Al is actually only one letter; the لام. Since this لام is without vowel, an eliding Hamza is required if speech is initiated with this particle. This is the only eliding Hamza in the language that is given a فتحة.
The letters of the Arabic alphabet are divided into two groups with respect to this particle; the sun letters and the moon letters. If Al is prefixed to a noun which starts with a moon letter, the لام is pronounced as expected (as in al-Qamar). And if it is prefixed to a noun which begins with a sun letter, the لام will geminate with that letter (as in ash-Shams).
ء ب ج ح خ ع غ ف ق ك م ه و ي
ت ث د ذ ر ز س ش ص ض ط ظ ل ن
In its capacity as the definite article, Al has two major functions. The first is to cause its noun to refer to something that has been mentioned. For example, “أرسلنا إلى فرعون رسولا. فعصى فرعون الرسول” (We sent to Pharaoh a messenger. But Pharaoh disobeyed the messenger.) In this statement, “the messenger” in the second sentence refers to the messenger that was spoken of in the first. And the second function of Al is to cause its noun to refer to something that, although not mentioned, is understood between the speaker and the listener. For example, when one says “المدينة” (the city), it is clear that the city being referred to is Medina of the Prophet (PBUH). Although nowhere in the speech has this been stated, yet it is agreed upon between the conversing parties.
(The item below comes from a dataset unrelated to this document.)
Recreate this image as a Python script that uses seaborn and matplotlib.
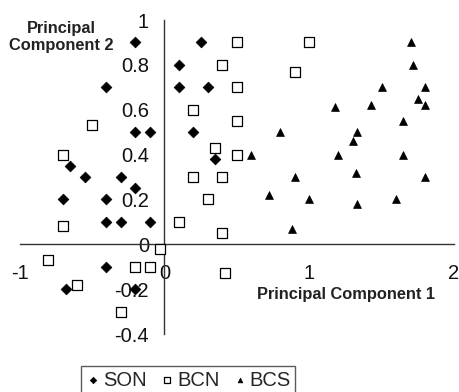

Another function of Al is to refer to an entire class of things. For example, we may say that “the lion is a ferocious animal.” There is no particular lion to which we are referring; thus the purpose of the word “the” is to refer to the entire genus known as ‘lion’. Similarly, in Arabic, “إن الإنسان لفي خسر” (verily Man is in loss); here the ال on إنسان is not used to reference a particular human being, rather the entire class of humans. In this capacity, Al does not render the noun to which it is prefixed definite for obvious reasons; why?
Finally, another relatively common function of Al is to encompass all the individuals of the class which the noun to which it is prefixed represents. For example, “الحمد لله” (all praise is for Allah.) Here the Al is not referring to a particular praise, or a particular type of praise. Rather, it means all praise.